RICHMOND, Va. (WRIC) — Demonstrators are calling for an end to police brutality by protesting on Broad Street from Willow Lawn to the City of Richmond.
This will be the sixth day of protests and demonstrations in the Richmond area over the death of George Floyd, who died on May 25 after an encounter with four Minneapolis police officers who were responding to a call that he had allegedly used counterfeit money to purchase cigarettes from a local store. Video taken from the scene showed an officer kneeling on Floyd’s neck as he said he couldn’t breathe.
The ‘804 Police Brutality March’ was supposed to be a 15-mile walk down Broad from Short Pump to Richmond. However, the demonstration is now a 4-mile walk from Willow Lawn to the Robert E. Lee monument.
GRTC bus transit already announced that it will temporarily suspend Route 19 in anticipation of the march.
7 p.m. — Demonstrators in Chesterfield are making their way to the county courthouse after leaving the police headquarters. The protest march, labeled a “march for equal justice,” is being escorted down Iron Bridge Road by police.
The march comes after the Chesterfield police chief, Col. Jeff Katz, held a press conference Wednesday to ensure residents that the police department “is committed to listening to, learning from and working” with them.
6 p.m. — There was another day of peaceful protesting in the City of Richmond on Wednesday. Hundreds gathered at the Lee statue on Monument Avenue for a protest largely organized by high school seniors.
Corey Stuckey, a rising senior at George Wythe High School in Richmond, was one of the students who organized the protest.
“There’s only one species of mankind. If I was to die right now and somebody needed my heart, a white man can take my heart,” Stuckey said Wednesday. “A Spanish lady could take my heart. If I was to die right now and somebody needed my eye, they could take my eye if it was compatible. So why do we treat each other so different?”
5 p.m. — Protesters in Henrico County had plans to start marching at the Short Pump Mall to downtown Richmond on Wednesday but mall security and police refused to allow anyone to assemble by the mall.
The demonstrators instead began a 4-mile march from Willow Lawn to the Robert E. Lee statue on Monument Avenue chanting “What do we want?
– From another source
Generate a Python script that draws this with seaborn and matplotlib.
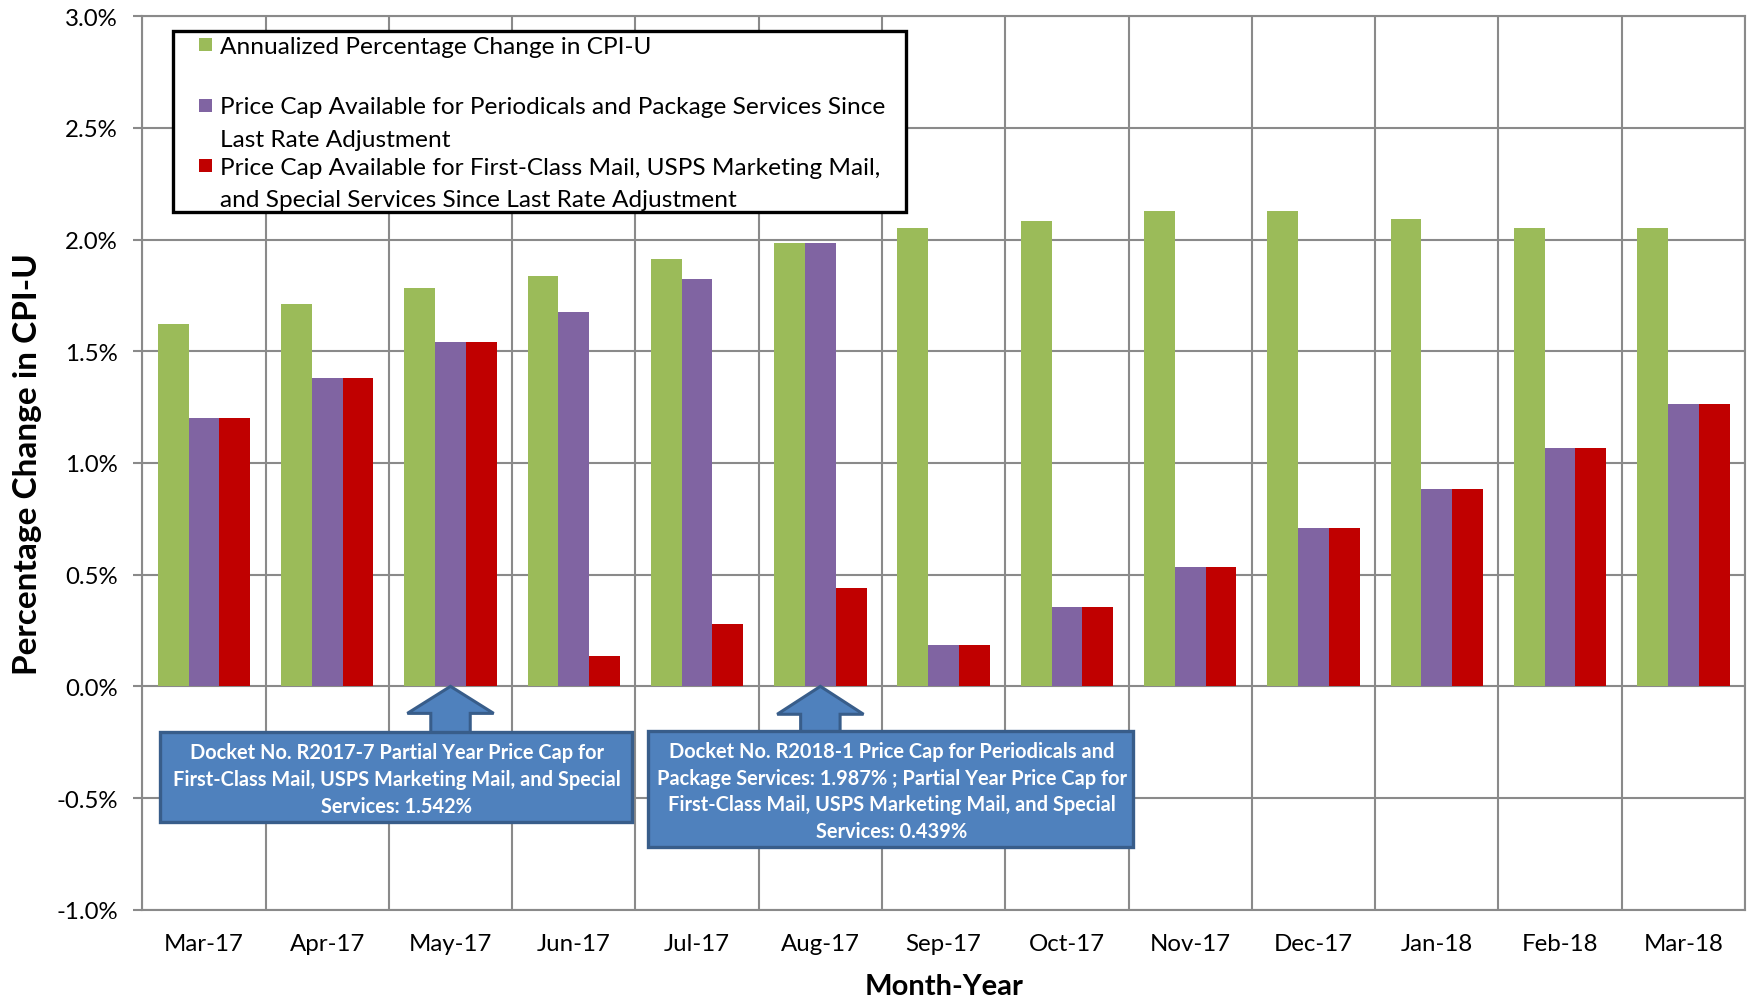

Justice! When do we want it? Now!” and “Say his name! George Floyd!”
In anticipation of potential violence, stores in Short Pump boarded up their windows. 8News only witnessed peaceful protests while following the march.
4 p.m. — Gov. Ralph Northam has authorized the City of Hampton to implement a curfew from Wednesday through June 6. Hampton’s curfew will be between 8 p.m. until 6 a.m.
“While the curfew is in effect, people must remain in their homes and may only leave to seek emergency services or travel to and from home, work, or places of worship,” a release from the governor’s office said.
The Lynchburg City Council decided Wednesday to readopt its curfew ordinance, adjusting it to 9 p.m. until 6 a.m. and will review the need to continue the curfew during its June 9 meeting. City officials will decide each day by noon “whether or not to extend the curfew,” a release from the city said.
2:28 p.m. — Hundreds of people start to gather around the Robert E. Lee monument. A group marching down Monument Avenue chanting “We want change!” joins the group of demonstrators at the Lee monument.
2 p.m. — Richmond Mayor Levar Stoney will not extend the 8 p.m. to 6 a.m. curfew on Richmond, a source told 8News. The ‘state of emergency order’ granted by Governor Ralph Northam expired at 6 a.m. this morning.
1 p.m. — A young crowd of about 30 people are getting ready to march from Willow Lawn to the Lee monument. Police have been seen driving alongside the protesters.
8News Alex Thorson said the protest has been peaceful so far.